*Source data:*
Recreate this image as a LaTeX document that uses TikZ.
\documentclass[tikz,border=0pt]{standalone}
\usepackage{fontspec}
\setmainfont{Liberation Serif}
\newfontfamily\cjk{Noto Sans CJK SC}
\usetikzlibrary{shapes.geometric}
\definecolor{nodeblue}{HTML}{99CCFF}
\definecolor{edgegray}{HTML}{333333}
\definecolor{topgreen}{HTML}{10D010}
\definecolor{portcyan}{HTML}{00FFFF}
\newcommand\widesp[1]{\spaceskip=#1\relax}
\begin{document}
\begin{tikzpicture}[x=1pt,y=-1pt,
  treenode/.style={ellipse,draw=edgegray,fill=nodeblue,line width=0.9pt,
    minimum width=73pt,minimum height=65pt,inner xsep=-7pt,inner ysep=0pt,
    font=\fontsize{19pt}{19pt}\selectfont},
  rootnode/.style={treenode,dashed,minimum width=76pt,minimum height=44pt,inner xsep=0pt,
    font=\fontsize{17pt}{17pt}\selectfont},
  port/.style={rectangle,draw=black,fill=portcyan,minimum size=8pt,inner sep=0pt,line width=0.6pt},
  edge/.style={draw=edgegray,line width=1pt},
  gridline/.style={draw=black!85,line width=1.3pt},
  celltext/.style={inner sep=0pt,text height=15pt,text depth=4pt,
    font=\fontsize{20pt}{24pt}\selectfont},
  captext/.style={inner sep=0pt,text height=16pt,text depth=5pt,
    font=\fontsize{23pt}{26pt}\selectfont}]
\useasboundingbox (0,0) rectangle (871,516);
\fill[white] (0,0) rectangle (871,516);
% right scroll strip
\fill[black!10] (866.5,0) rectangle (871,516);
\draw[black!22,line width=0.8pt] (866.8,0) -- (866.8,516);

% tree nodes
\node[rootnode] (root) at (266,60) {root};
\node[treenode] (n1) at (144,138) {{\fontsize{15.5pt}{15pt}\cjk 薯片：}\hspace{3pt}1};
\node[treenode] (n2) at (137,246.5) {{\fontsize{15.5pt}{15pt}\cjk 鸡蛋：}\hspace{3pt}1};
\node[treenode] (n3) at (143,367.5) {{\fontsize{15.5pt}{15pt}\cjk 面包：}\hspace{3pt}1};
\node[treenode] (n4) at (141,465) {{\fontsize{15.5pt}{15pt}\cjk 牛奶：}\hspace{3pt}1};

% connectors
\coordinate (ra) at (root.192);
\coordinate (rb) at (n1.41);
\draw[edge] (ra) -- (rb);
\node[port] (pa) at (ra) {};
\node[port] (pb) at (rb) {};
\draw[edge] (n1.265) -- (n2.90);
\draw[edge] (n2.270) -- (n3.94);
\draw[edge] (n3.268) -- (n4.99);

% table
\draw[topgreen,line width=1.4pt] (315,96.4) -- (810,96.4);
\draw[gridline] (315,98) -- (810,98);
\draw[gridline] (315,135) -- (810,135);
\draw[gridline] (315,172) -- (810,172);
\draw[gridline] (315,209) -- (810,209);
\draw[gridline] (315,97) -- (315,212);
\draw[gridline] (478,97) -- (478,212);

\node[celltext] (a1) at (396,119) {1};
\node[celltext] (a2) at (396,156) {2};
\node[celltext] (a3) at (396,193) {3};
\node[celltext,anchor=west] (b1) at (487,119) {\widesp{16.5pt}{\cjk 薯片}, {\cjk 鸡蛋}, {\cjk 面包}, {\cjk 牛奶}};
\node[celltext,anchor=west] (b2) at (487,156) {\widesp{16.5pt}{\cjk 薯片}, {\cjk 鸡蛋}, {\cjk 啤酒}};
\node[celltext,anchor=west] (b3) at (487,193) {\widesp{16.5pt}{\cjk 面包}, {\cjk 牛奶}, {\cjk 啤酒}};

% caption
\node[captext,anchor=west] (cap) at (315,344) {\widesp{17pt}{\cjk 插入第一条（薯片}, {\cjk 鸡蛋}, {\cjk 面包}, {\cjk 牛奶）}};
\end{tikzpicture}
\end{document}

*Directions:* From the first line to the last, please quote the material above exactly.

*Completed exercise:*
Recreate this image as a LaTeX document that uses TikZ.
\documentclass[tikz,border=0pt]{standalone}
\usepackage{fontspec}
\setmainfont{Liberation Serif}
\newfontfamily\cjk{Noto Sans CJK SC}
\usetikzlibrary{shapes.geometric}
\definecolor{nodeblue}{HTML}{99CCFF}
\definecolor{edgegray}{HTML}{333333}
\definecolor{topgreen}{HTML}{10D010}
\definecolor{portcyan}{HTML}{00FFFF}
\newcommand\widesp[1]{\spaceskip=#1\relax}
\begin{document}
\begin{tikzpicture}[x=1pt,y=-1pt,
  treenode/.style={ellipse,draw=edgegray,fill=nodeblue,line width=0.9pt,
    minimum width=73pt,minimum height=65pt,inner xsep=-7pt,inner ysep=0pt,
    font=\fontsize{19pt}{19pt}\selectfont},
  rootnode/.style={treenode,dashed,minimum width=76pt,minimum height=44pt,inner xsep=0pt,
    font=\fontsize{17pt}{17pt}\selectfont},
  port/.style={rectangle,draw=black,fill=portcyan,minimum size=8pt,inner sep=0pt,line width=0.6pt},
  edge/.style={draw=edgegray,line width=1pt},
  gridline/.style={draw=black!85,line width=1.3pt},
  celltext/.style={inner sep=0pt,text height=15pt,text depth=4pt,
    font=\fontsize{20pt}{24pt}\selectfont},
  captext/.style={inner sep=0pt,text height=16pt,text depth=5pt,
    font=\fontsize{23pt}{26pt}\selectfont}]
\useasboundingbox (0,0) rectangle (871,516);
\fill[white] (0,0) rectangle (871,516);
% right scroll strip
\fill[black!10] (866.5,0) rectangle (871,516);
\draw[black!22,line width=0.8pt] (866.8,0) -- (866.8,516);

% tree nodes
\node[rootnode] (root) at (266,60) {root};
\node[treenode] (n1) at (144,138) {{\fontsize{15.5pt}{15pt}\cjk 薯片：}\hspace{3pt}1};
\node[treenode] (n2) at (137,246.5) {{\fontsize{15.5pt}{15pt}\cjk 鸡蛋：}\hspace{3pt}1};
\node[treenode] (n3) at (143,367.5) {{\fontsize{15.5pt}{15pt}\cjk 面包：}\hspace{3pt}1};
\node[treenode] (n4) at (141,465) {{\fontsize{15.5pt}{15pt}\cjk 牛奶：}\hspace{3pt}1};

% connectors
\coordinate (ra) at (root.192);
\coordinate (rb) at (n1.41);
\draw[edge] (ra) -- (rb);
\node[port] (pa) at (ra) {};
\node[port] (pb) at (rb) {};
\draw[edge] (n1.265) -- (n2.90);
\draw[edge] (n2.270) -- (n3.94);
\draw[edge] (n3.268) -- (n4.99);

% table
\draw[topgreen,line width=1.4pt] (315,96.4) -- (810,96.4);
\draw[gridline] (315,98) -- (810,98);
\draw[gridline] (315,135) -- (810,135);
\draw[gridline] (315,172) -- (810,172);
\draw[gridline] (315,209) -- (810,209);
\draw[gridline] (315,97) -- (315,212);
\draw[gridline] (478,97) -- (478,212);

\node[celltext] (a1) at (396,119) {1};
\node[celltext] (a2) at (396,156) {2};
\node[celltext] (a3) at (396,193) {3};
\node[celltext,anchor=west] (b1) at (487,119) {\widesp{16.5pt}{\cjk 薯片}, {\cjk 鸡蛋}, {\cjk 面包}, {\cjk 牛奶}};
\node[celltext,anchor=west] (b2) at (487,156) {\widesp{16.5pt}{\cjk 薯片}, {\cjk 鸡蛋}, {\cjk 啤酒}};
\node[celltext,anchor=west] (b3) at (487,193) {\widesp{16.5pt}{\cjk 面包}, {\cjk 牛奶}, {\cjk 啤酒}};

% caption
\node[captext,anchor=west] (cap) at (315,344) {\widesp{17pt}{\cjk 插入第一条（薯片}, {\cjk 鸡蛋}, {\cjk 面包}, {\cjk 牛奶）}};
\end{tikzpicture}
\end{document}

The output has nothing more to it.